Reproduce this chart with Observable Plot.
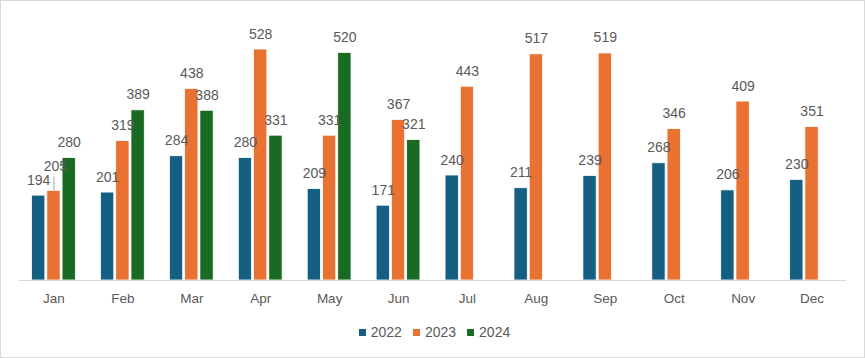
<!DOCTYPE html>
<html>
<head>
<meta charset="utf-8">
<script src="https://cdn.jsdelivr.net/npm/d3@7"></script>
<script src="https://cdn.jsdelivr.net/npm/@observablehq/plot@0.6"></script>
<style>
  html, body { margin: 0; padding: 0; background: #fff; }
  #wrap { width: 863px; height: 356px; border: 1px solid #d9d9d9; position: relative; font-family: "Liberation Sans", Arial, sans-serif; }
  #legend { position: absolute; top: 323px; left: 2px; width: 863px; display: flex; justify-content: center; gap: 11px; font-size: 14px; line-height: 16px; color: #595959; }
  #legend span.item { display: inline-flex; align-items: center; gap: 5px; }
  #legend span.sw { width: 7px; height: 7px; display: inline-block; }
</style>
</head>
<body>
<div id="wrap"><div id="chart"></div><div id="legend"></div></div>
<script>
const months = ["Jan","Feb","Mar","Apr","May","Jun","Jul","Aug","Sep","Oct","Nov","Dec"];
const years = ["2022","2023","2024"];
const v2022 = [194,201,284,280,209,171,240,211,239,268,206,230];
const v2023 = [205,319,438,528,331,367,443,517,519,346,409,351];
const v2024 = [280,389,388,331,520,321,null,null,null,null,null,null];
const colors = ["#156082","#E97132","#196B24"];

const series = [v2022, v2023, v2024];
const offsets = [-15.25, 0, 15.25];
const textColor = "#595959";

function rows(vals) {
  return months.map((m, i) => ({month: m, value: vals[i]})).filter(d => d.value != null);
}

const marks = [];
series.forEach((vals, k) => {
  marks.push(Plot.barY(rows(vals), {
    x: "month", y: "value", fill: colors[k], dx: offsets[k],
    insetLeft: 27.8, insetRight: 27.8, stroke: "white", strokeWidth: 0.8
  }));
});
marks.push(Plot.ruleY([0], {stroke: "#d9d9d9", strokeWidth: 1}));
series.forEach((vals, k) => {
  const data = rows(vals);
  const special = d => k === 1 && d.month === "Jan";
  marks.push(Plot.text(data.filter(d => !special(d)), {
    x: "month", y: "value", text: d => String(d.value), dx: offsets[k], dy: -11,
    lineAnchor: "bottom", fill: textColor, fontSize: 14
  }));
  const sp = data.filter(special);
  if (sp.length) {
    marks.push(Plot.ruleX(sp, {x: "month", y1: "value", y2: "value", dx: offsets[k], insetBottom: 14, stroke: "#a6a6a6", strokeWidth: 1}));
    marks.push(Plot.text(sp, {
      x: "month", y: "value", text: d => String(d.value), dx: offsets[k] + 1.5, dy: -20,
      lineAnchor: "bottom", fill: textColor, fontSize: 14
    }));
  }
});

const chart = Plot.plot({
  width: 863,
  height: 310,
  marginLeft: 18,
  marginRight: 18,
  marginTop: 16.5,
  marginBottom: 31,
  style: {fontFamily: "Liberation Sans, Arial, sans-serif", color: textColor, background: "white"},
  x: {domain: months, padding: 0, round: false, label: null},
  y: {domain: [0, 600], axis: null},
  marks: [
    ...marks,
    Plot.axisX({tickSize: 0, tickPadding: 13, fontSize: 13.5, fill: textColor, label: null})
  ]
});
document.getElementById("chart").appendChild(chart);

const legend = document.getElementById("legend");
years.forEach((y, i) => {
  const item = document.createElement("span");
  item.className = "item";
  const sw = document.createElement("span");
  sw.className = "sw";
  sw.style.background = colors[i];
  item.appendChild(sw);
  item.appendChild(document.createTextNode(y));
  legend.appendChild(item);
});
</script>
</body>
</html>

* _Task objective_:
Within the data above, count the lines that contain the string "chart"; the reply is the number alone.

* _Solution to the exercise_:
4